There have been moments when his spending priorities were skewed, said Hunt, but a treasure hunter has to be ready to open his wallet. At a particularly broke period of his life, Hunt said he went to a garage sale held to benefit a school and found an entire collection of unopened Transformers. He couldn’t help himself and bought them all.

“There were so many, you know,” Hunt said. “I wasn’t fiscally prepared for what was about to happen.”

For Hebner, also 46, this is an entirely different experience. Most recently, he worked as a furniture buyer after spending years managing capital campaigns for various clients. He had no hand in amassing the toys and obscure T-shirts, but his friendship with Hunt goes back to when they were teenagers.

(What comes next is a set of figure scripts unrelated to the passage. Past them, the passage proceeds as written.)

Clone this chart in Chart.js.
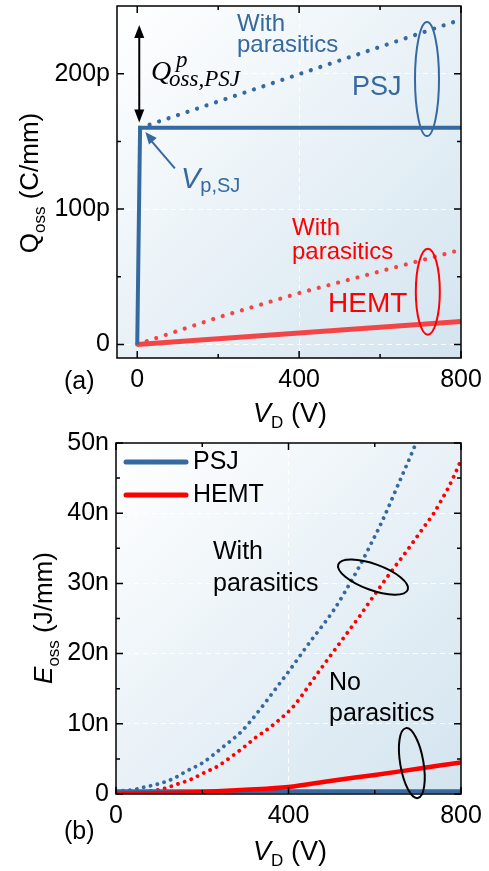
<!DOCTYPE html>
<html>
<head>
  <title>Qoss / Eoss</title>
  <script src="https://cdn.jsdelivr.net/npm/chart.js"></script>
  <style>
    body { margin: 0; background: #fff; }
    .box { position: absolute; left: 0; width: 489px; }
    #boxA { top: 0; height: 440px; }
    #boxB { top: 420px; height: 451px; }
  </style>
</head>
<body>
  <div class="box" id="boxA"><canvas id="chartA"></canvas></div>
  <div class="box" id="boxB"><canvas id="chartB"></canvas></div>
  <script>
    // (a) Qoss vs VD, pC/mm
    const qPsjV = [0, 7, 800];
    const qPsjQ = [0, 160, 160];
    const qPsjParV = [7, 800];
    const qPsjParQ = [160, 240];
    const qHemtV = [0, 800];
    const qHemtQ = [0, 17];
    const qHemtParV = [0, 200, 400, 600, 800];
    const qHemtParQ = [0, 20, 38, 54, 70];
    const qTicksX = [0, 400, 800];
    const qTicksY = [0, 100, 200];

    // (b) Eoss vs VD, nJ/mm
    const ePsjV = [0, 800];
    const ePsjE = [0.4, 0.4];
    const eHemtV = [0, 100, 200, 300, 400, 500, 600, 700, 800];
    const eHemtE = [0, 0.1, 0.3, 0.6, 1.0, 1.9, 2.7, 3.6, 4.5];
    const ePsjParV = [0, 40, 67, 102, 133, 165, 200, 226, 256, 284, 307, 342, 374, 407, 449, 474, 505, 531, 566, 591, 616, 637, 658, 680, 695, 720];
    const ePsjParE = [0.4, 0.6, 1.0, 1.5, 2.2, 3.3, 4.4, 5.6, 7.1, 8.5, 10.0, 12.7, 15.3, 18.0, 21.6, 23.6, 26.2, 28.8, 32.6, 35.6, 38.7, 41.6, 44.6, 47.7, 49.9, 53.5];
    const eHemtParV = [0, 60, 107, 142, 174, 207, 237, 267, 295, 323, 353, 381, 409, 440, 449, 544, 567, 586, 609, 630, 653, 674, 695, 716, 737, 756, 772, 786, 800];
    const eHemtParE = [0, 0.3, 0.7, 1.4, 2.1, 3.1, 4.0, 5.3, 6.6, 8.0, 9.3, 10.7, 12.3, 14.8, 15.6, 23.6, 25.5, 27.2, 29.2, 31.0, 32.9, 34.6, 36.4, 38.2, 40.0, 42.0, 43.8, 45.6, 47.6];
    const eTicksX = [0, 400, 800];
    const eTicksY = [0, 10, 20, 30, 40, 50];
    const legendNames = ['PSJ', 'HEMT'];

    const blue = '#35699f';
    const redA = '#f24545';
    const red = '#ff0000';
    const sans = 'Liberation Sans, Arial, sans-serif';
    const serif = 'Liberation Serif, Times New Roman, serif';

    function xy(xs, ys) { return xs.map((x, i) => ({ x: x, y: ys[i] })); }

    function segs(ctx, parts, x, y, align) {
      let w = 0;
      parts.forEach(p => { ctx.font = p[1]; w += ctx.measureText(p[0]).width; });
      let cx = align === 'center' ? x - w / 2 : x;
      ctx.textAlign = 'left';
      parts.forEach(p => {
        ctx.font = p[1];
        ctx.fillText(p[0], cx, y + (p[2] || 0));
        cx += ctx.measureText(p[0]).width;
      });
    }

    function arrowHead(ctx, x1, y1, x2, y2, len, half) {
      const a = Math.atan2(y2 - y1, x2 - x1);
      ctx.beginPath();
      ctx.moveTo(x2, y2);
      ctx.lineTo(x2 - len * Math.cos(a) + half * Math.sin(a), y2 - len * Math.sin(a) - half * Math.cos(a));
      ctx.lineTo(x2 - len * Math.cos(a) - half * Math.sin(a), y2 - len * Math.sin(a) + half * Math.cos(a));
      ctx.closePath();
      ctx.fill();
    }

    function label(ctx, text, x, y, font, color) {
      ctx.font = font; ctx.fillStyle = color;
      ctx.textAlign = 'left'; ctx.textBaseline = 'middle';
      ctx.fillText(text, x, y);
    }

    function ring(ctx, cx, cy, rx, ry, rot, color) {
      ctx.strokeStyle = color; ctx.lineWidth = 2;
      ctx.beginPath(); ctx.ellipse(cx, cy, rx, ry, rot, 0, Math.PI * 2); ctx.stroke();
    }

    // gradient behind the plot
    const plotBg = {
      id: 'plotBg',
      beforeDraw(chart) {
        const { ctx, chartArea: a } = chart;
        const g = ctx.createLinearGradient(a.left, a.top, a.right, a.bottom);
        g.addColorStop(0, '#ffffff');
        g.addColorStop(1, '#d3e4ef');
        ctx.save();
        ctx.fillStyle = g;
        ctx.fillRect(a.left, a.top, a.right - a.left, a.bottom - a.top);
        ctx.restore();
      }
    };

    // frame + inward ticks on all four sides
    const frame = {
      id: 'frame',
      afterDraw(chart, args, o) {
        const { ctx, chartArea: a, scales } = chart;
        ctx.save();
        ctx.strokeStyle = '#000';
        ctx.lineWidth = 1.5;
        const tick = (vals, len, horiz) => vals.forEach(v => {
          ctx.beginPath();
          if (horiz) {
            const x = scales.x.getPixelForValue(v);
            ctx.moveTo(x, a.bottom); ctx.lineTo(x, a.bottom - len);
            ctx.moveTo(x, a.top); ctx.lineTo(x, a.top + len);
          } else {
            const y = scales.y.getPixelForValue(v);
            ctx.moveTo(a.left, y); ctx.lineTo(a.left + len, y);
            ctx.moveTo(a.right, y); ctx.lineTo(a.right - len, y);
          }
          ctx.stroke();
        });
        tick(o.xMajor, 7, true); tick(o.xMinor, 4, true);
        tick(o.yMajor, 7, false); tick(o.yMinor, 4, false);
        ctx.strokeRect(a.left, a.top, a.right - a.left, a.bottom - a.top);
        ctx.restore();
      }
    };

    function scaleOpts(min, max, ticks, fmt, w, h) {
      return {
        type: 'linear', min: min, max: max,
        afterBuildTicks: s => { s.ticks = ticks.map(v => ({ value: v })); },
        afterFit: s => {
          if (w) s.width = w;
          if (h) s.height = h;
          s.paddingTop = 0; s.paddingBottom = 0; s.paddingLeft = 0; s.paddingRight = 0;
        },
        grid: { color: 'rgba(255,255,255,0.95)', lineWidth: 1, drawTicks: false },
        border: { display: false, dash: [5, 4] },
        ticks: { color: '#000', font: { family: sans, size: 25 }, padding: 7, callback: fmt, maxRotation: 0 }
      };
    }

    const base = {
      responsive: true, maintainAspectRatio: false, animation: false,
      plugins: { legend: { display: false }, tooltip: { enabled: false } },
      elements: { point: { radius: 0 } }
    };

    const annotA = {
      id: 'annotA',
      afterDraw(chart) {
        const { ctx } = chart;
        const X = v => chart.scales.x.getPixelForValue(v);
        const Y = v => chart.scales.y.getPixelForValue(v);
        ctx.save();
        // double arrow Qoss^p
        ctx.strokeStyle = '#000'; ctx.fillStyle = '#000'; ctx.lineWidth = 2;
        ctx.beginPath(); ctx.moveTo(X(5), Y(228)); ctx.lineTo(X(5), Y(170)); ctx.stroke();
        arrowHead(ctx, X(5), Y(200), X(5), Y(236), 13, 5);
        arrowHead(ctx, X(5), Y(200), X(5), Y(164), 13, 5);
        ctx.textBaseline = 'alphabetic'; ctx.textAlign = 'left';
        ctx.font = 'italic 28px ' + serif;
        ctx.fillText('Q', 151, 80);
        ctx.font = 'italic 23px ' + serif;
        ctx.fillText('p', 176, 67);
        ctx.fillText('oss,PSJ', 169, 86);
        // Vp,SJ arrow
        ctx.strokeStyle = blue; ctx.fillStyle = blue;
        ctx.beginPath(); ctx.moveTo(X(93), Y(130)); ctx.lineTo(X(30), Y(152)); ctx.stroke();
        arrowHead(ctx, X(93), Y(130), X(20), Y(157), 12, 5);
        ctx.textBaseline = 'alphabetic';
        segs(ctx, [['V', 'italic 29px ' + sans], ['p,SJ', '20px ' + sans, 4]], 181, 188, 'left');
        // texts
        label(ctx, 'With', 237, 24, '24px ' + sans, blue);
        label(ctx, 'parasitics', 237, 45, '24px ' + sans, blue);
        label(ctx, 'PSJ', 352, 88, '27px ' + sans, blue);
        label(ctx, 'With', 292, 228, '24px ' + sans, red);
        label(ctx, 'parasitics', 292, 252, '24px ' + sans, red);
        label(ctx, 'HEMT', 328, 304, '28px ' + sans, red);
        ring(ctx, X(716), Y(196), 12, 57, 0, blue);
        ring(ctx, X(718), Y(39), 12, 43, 0, red);
        // axis titles and panel tag
        ctx.fillStyle = '#000'; ctx.textBaseline = 'alphabetic';
        segs(ctx, [['V', 'italic 27px ' + sans], ['D', '17px ' + sans, 6], [' (V)', '27px ' + sans]], 290, 422, 'center');
        label(ctx, '(a)', 64, 382, '25px ' + sans, '#000');
        ctx.translate(38, 183); ctx.rotate(-Math.PI / 2);
        ctx.textBaseline = 'alphabetic';
        segs(ctx, [['Q', '26px ' + sans], ['oss', '17px ' + sans, 7], [' (C/mm)', '26px ' + sans]], 0, 0, 'center');
        ctx.restore();
      }
    };

    const annotB = {
      id: 'annotB',
      afterDraw(chart) {
        const { ctx } = chart;
        const X = v => chart.scales.x.getPixelForValue(v);
        const Y = v => chart.scales.y.getPixelForValue(v);
        ctx.save();
        // legend
        [blue, red].forEach((c, i) => {
          const y = 42 + i * 33;
          ctx.strokeStyle = c; ctx.lineWidth = 5; ctx.lineCap = 'round';
          ctx.beginPath(); ctx.moveTo(126, y); ctx.lineTo(186, y); ctx.stroke();
          label(ctx, legendNames[i], 193, y, '25px ' + sans, '#000');
        });
        label(ctx, 'With', 213, 132, '25px ' + sans, '#000');
        label(ctx, 'parasitics', 213, 164, '25px ' + sans, '#000');
        label(ctx, 'No', 329, 263, '25px ' + sans, '#000');
        label(ctx, 'parasitics', 329, 294, '25px ' + sans, '#000');
        ring(ctx, X(596), Y(30.9), 37, 13, 0.35, '#000');
        ring(ctx, X(686), Y(4.4), 11.6, 35.5, -0.17, '#000');
        ctx.fillStyle = '#000'; ctx.textBaseline = 'alphabetic';
        segs(ctx, [['V', 'italic 27px ' + sans], ['D', '17px ' + sans, 6], [' (V)', '27px ' + sans]], 290, 440, 'center');
        label(ctx, '(b)', 64, 412, '25px ' + sans, '#000');
        ctx.translate(52, 198); ctx.rotate(-Math.PI / 2);
        ctx.textBaseline = 'alphabetic';
        segs(ctx, [['E', 'italic 26px ' + sans], ['oss', '17px ' + sans, 7], [' (J/mm)', '26px ' + sans]], 0, 0, 'center');
        ctx.restore();
      }
    };

    const dotted = (w, gap) => ({ borderWidth: w, borderDash: [0.01, gap], borderCapStyle: 'round' });

    new Chart(document.getElementById('chartA'), {
      type: 'line',
      data: {
        datasets: [
          { label: 'PSJ', data: xy(qPsjV, qPsjQ), borderColor: blue, borderWidth: 4 },
          { label: 'HEMT', data: xy(qHemtV, qHemtQ), borderColor: redA, borderWidth: 5 },
          Object.assign({ label: 'PSJ parasitics', data: xy(qPsjParV, qPsjParQ), borderColor: blue }, dotted(4.2, 10)),
          Object.assign({ label: 'HEMT parasitics', data: xy(qHemtParV, qHemtParQ), borderColor: redA }, dotted(4.2, 10))
        ]
      },
      options: Object.assign({}, base, {
        layout: { padding: { top: 6, right: 28, left: 0, bottom: 0 } },
        scales: {
          x: scaleOpts(-50, 800, qTicksX, v => String(v), 0, 82),
          y: scaleOpts(-10, 250, qTicksY, v => v === 0 ? '0' : v + 'p', 117, 0)
        },
        plugins: Object.assign({}, base.plugins, {
          frame: { xMajor: qTicksX, xMinor: [200, 600], yMajor: qTicksY, yMinor: [50, 150] }
        })
      }),
      plugins: [plotBg, frame, annotA]
    });

    new Chart(document.getElementById('chartB'), {
      type: 'line',
      data: {
        datasets: [
          { label: 'HEMT', data: xy(eHemtV, eHemtE), borderColor: red, borderWidth: 4.5, cubicInterpolationMode: 'monotone' },
          { label: 'PSJ', data: xy(ePsjV, ePsjE), borderColor: blue, borderWidth: 4 },
          Object.assign({ label: 'PSJ parasitics', data: xy(ePsjParV, ePsjParE), borderColor: blue, cubicInterpolationMode: 'monotone' }, dotted(3.8, 7)),
          Object.assign({ label: 'HEMT parasitics', data: xy(eHemtParV, eHemtParE), borderColor: red, cubicInterpolationMode: 'monotone' }, dotted(3.8, 7))
        ]
      },
      options: Object.assign({}, base, {
        layout: { padding: { top: 23, right: 28, left: 0, bottom: 0 } },
        scales: {
          x: scaleOpts(0, 800, eTicksX, v => String(v), 0, 77),
          y: scaleOpts(0, 50, eTicksY, v => v === 0 ? '0' : v + 'n', 116, 0)
        },
        plugins: Object.assign({}, base.plugins, {
          frame: { xMajor: eTicksX, xMinor: [200, 600], yMajor: eTicksY, yMinor: [5, 15, 25, 35, 45] }
        })
      }),
      plugins: [plotBg, frame, annotB]
    });
  </script>
</body>
</html>
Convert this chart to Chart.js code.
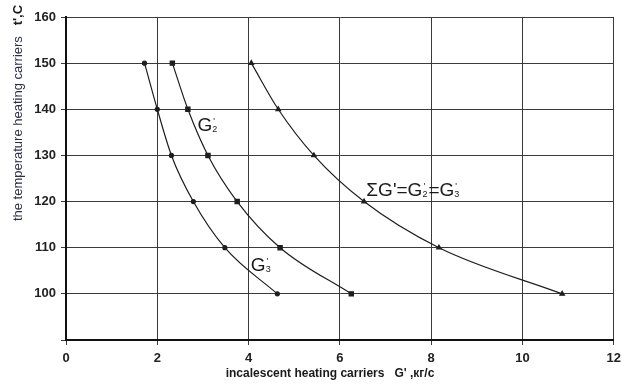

The hardest part of getting the store organized, said Hebner, is that so many stories from yesteryear have to be told as they sift through the boxes.

Like the duo behind Cyklopx, Ivy Ippolito made the made the leap from running an online business to opening a storefront on Madison. Ippolito’s shop, Girlicious, opened almost five years ago and is directly across the street from Cyklopx.

She hasn’t met her new neighbors yet, but Ippolito said the window displays are definitely interesting and she’s excited to see new life in a tough economy. She suggested that anyone making the transition from the Web should continue to maintain a presence in their online community to both promote and supplement the expansion. Especially now that consumers are doing less shopping, the Internet is key, said Ippolito.

“They’ll do fine if they keep selling online,” she said.

Hunt expects to pull customers from Chicago, but is also planning to target teenagers and 20-somethings in the near west suburbs. Because he still has so many items in storage, Hunt said he plans to continue selling online and at trade shows.

The store is expected to open in early April, though no firm date has been set.